PROVIDENCE, RI — In the near-final chapter of a long-running “open records” lawsuit filed by the American Civil Liberties Union against the police department here, the State Supreme Court has unanimously ruled that city cannot charge a community group for the costs of providing copies of internal police misconduct reports.

“We are extremely pleased with the court’s comprehensive decision that should, at long last, soon bring to a close this protracted litigation,” said Steven Brown, Executive Director of the ACLU of Rhode Island. “The court’s ruling marks the end of a very sad chapter in the Providence Police Department’s history of arrogance towards those who would seek to monitor its conduct.”

Today’s decision resolves part of the long running lawsuit, DARE v. Gannon, filed by the ACLU on behalf of Direct Action for Rights and Equality (DARE). The court has also ordered the city to pay the ACLU’s volunteer lawyers their attorneys’ fees dating back to the lawsuit’s inception.

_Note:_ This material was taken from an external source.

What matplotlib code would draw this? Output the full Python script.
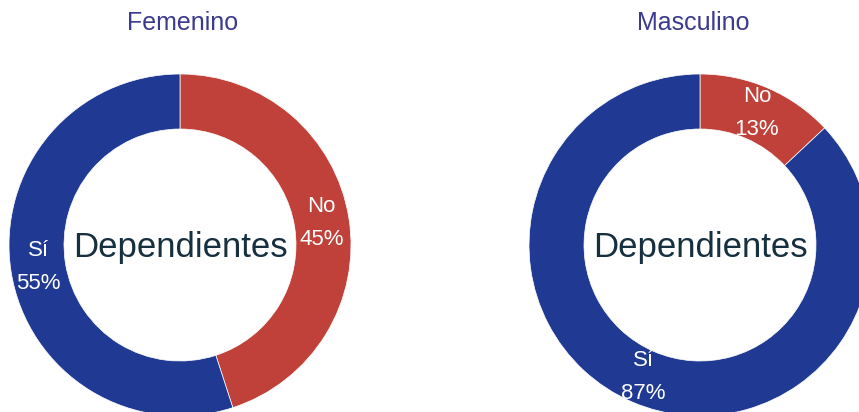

According to Brown, Providence city officials “engaged in an incredibly obstructionist 10-year effort in this case, first by denying DARE access to these records, then by delaying access to them and then, most galling of all, by trying to force DARE to pay for handing them over.”

DARE, a community-based organization that monitors law enforcement and assists in filing civilian complaints, first sought copies of the police department’s internal records of police misconduct investigations 10 years ago. After the department refused to release the records, the ACLU filed a lawsuit on the community organization’s behalf.

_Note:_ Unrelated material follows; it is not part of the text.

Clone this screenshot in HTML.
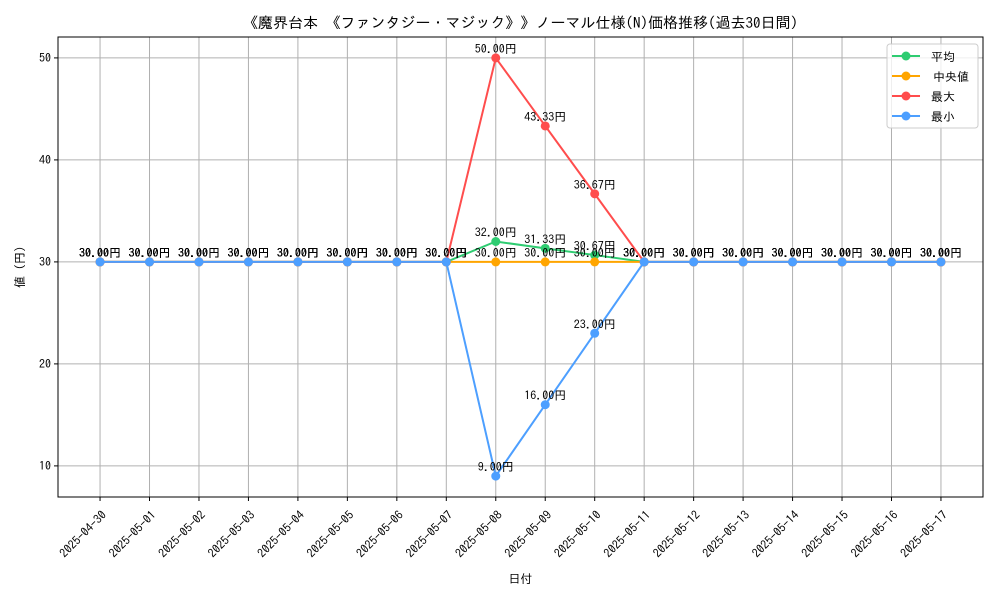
<!DOCTYPE html>
<html><head><meta charset="utf-8"><style>
body{margin:0;background:#fff}
svg{font-family:"IPAGothic","Noto Sans CJK JP",sans-serif}
</style></head><body>
<svg id="c" width="1000" height="600" xmlns="http://www.w3.org/2000/svg"></svg>
<script>
const dates=["2025-04-30","2025-05-01","2025-05-02","2025-05-03","2025-05-04","2025-05-05","2025-05-06","2025-05-07","2025-05-08","2025-05-09","2025-05-10","2025-05-11","2025-05-12","2025-05-13","2025-05-14","2025-05-15","2025-05-16","2025-05-17"];
const meanVals=[30,30,30,30,30,30,30,30,32,31.33,30.67,30,30,30,30,30,30,30];
const medianVals=[30,30,30,30,30,30,30,30,30,30,30,30,30,30,30,30,30,30];
const maxVals=[30,30,30,30,30,30,30,30,50,43.33,36.67,30,30,30,30,30,30,30];
const minVals=[30,30,30,30,30,30,30,30,9,16,23,30,30,30,30,30,30,30];
const yTicks=[10,20,30,40,50];
const seriesNames=["平均","中央値","最大","最小"];
const seriesKeys=["mean","median","max","min"];
const colors=["#2ecc71","#ffa500","#ff4d4d","#4d9fff"];
const all=[meanVals,medianVals,maxVals,minVals];
const L=58,R=983,T=37,B=497;
const ymin=6.95,ymax=52.05;
const X=i=>L+(R-L)*(i+0.85)/(dates.length-1+1.7);
const Y=v=>B-(B-T)*(v-ymin)/(ymax-ymin);
const s=document.getElementById('c');const NS="http://www.w3.org/2000/svg";
function el(t,a,p){const e=document.createElementNS(NS,t);for(const k in a)e.setAttribute(k,a[k]);(p||s).appendChild(e);return e;}
function tx(str,a){const e=el('text',a);e.textContent=str;return e;}
// grid
dates.forEach((d,i)=>{const g=el('line',{x1:X(i),x2:X(i),y1:T,y2:B,stroke:'#b0b0b0','stroke-width':1});

const tk=el('line',{x1:X(i),x2:X(i),y1:B,y2:B+4,stroke:'#000'});
const t=tx(d,{x:X(i),y:B+10,'font-size':12,'text-anchor':'end',transform:`rotate(-45 ${X(i)+4} ${B+10})`,dy:'0.7em'});
});
yTicks.forEach(v=>{const g=el('line',{x1:L,x2:R,y1:Y(v),y2:Y(v),stroke:'#b0b0b0'});

const tk=el('line',{x1:L-4,x2:L,y1:Y(v),y2:Y(v),stroke:'#000'});
const t=tx(v,{x:L-7,y:Y(v)+4,'font-size':12,'text-anchor':'end'});});
const fr=el('rect',{x:L,y:T,width:R-L,height:B-T,fill:'none',stroke:'#000'});
// series
all.forEach((vals,si)=>{const g=el('g',{});
const pl=el('polyline',{points:vals.map((v,i)=>X(i)+','+Y(v)).join(' '),fill:'none',stroke:colors[si],'stroke-width':2},g);

vals.forEach((v,i)=>{const c=el('circle',{cx:X(i),cy:Y(v),r:4.5,fill:colors[si]},g);});});
all.forEach((vals,si)=>{vals.forEach((v,i)=>{const t=tx(v.toFixed(2)+'円',{x:X(i),y:Y(v)-5,'font-size':12,'text-anchor':'middle'});
});});
// titles
let t=tx('《魔界台本 《ファンタジー・マジック》》ノーマル仕様(N)価格推移(過去30日間)',{x:(L+R)/2,y:28,'font-size':15,'text-anchor':'middle'});
t=tx('日付',{x:(L+R)/2,y:583,'font-size':12,'text-anchor':'middle'});
t=tx('値 (円)',{x:24,y:(T+B)/2,'font-size':12,'text-anchor':'middle',transform:`rotate(-90 24 ${(T+B)/2})`});
// legend
const lg=el('g',{});
el('rect',{x:887,y:44,width:91,height:84,rx:3,fill:'#fff','fill-opacity':0.8,stroke:'#ccc'},lg);
seriesNames.forEach((n,i)=>{const y=56+i*20;const e=el('g',{},lg);
el('line',{x1:892,x2:920,y1:y,y2:y,stroke:colors[i],'stroke-width':2},e);el('circle',{cx:906,cy:y,r:4.5,fill:colors[i]},e);
const tt=document.createElementNS(NS,'text');tt.setAttribute('x',i==1?933:931);tt.setAttribute('y',y+5);tt.setAttribute('font-size',12);tt.textContent=n;e.appendChild(tt);});
</script>
</body></html>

In 1998, the Rhode Island Supreme Court affirmed a lower court ruling ordering the records to be turned over. However, after DARE encountered continued problems in receiving complete records, Superior Court Judge Stephen Fortunato, Jr. ordered the police department to turn over the documents without blocking out various information and to do so at no cost to DARE. The city appealed those rulings, as well as a ruling that the city was obligated to pay attorneys’ fees to the ACLU volunteer attorneys who successfully handled the case.

In February of this year, a new city administration pursued those claims in oral arguments before the court. In today’s 18-page opinion, however, the court rejected those claims and instead held that the city could not require DARE to pay for the costs incurred by the police department in retrieving the records. The court further ruled that the “open records” law authorized an award of attorneys’ fees to DARE as the prevailing plaintiff in the lawsuit. The only issue left unresolved is the amount of attorneys’ fees to be awarded.

“I am very happy with the outcome of the case, but it is a shame that it had to take so long for us to get to this point,” said Mary Kay Harris, a representative with DARE.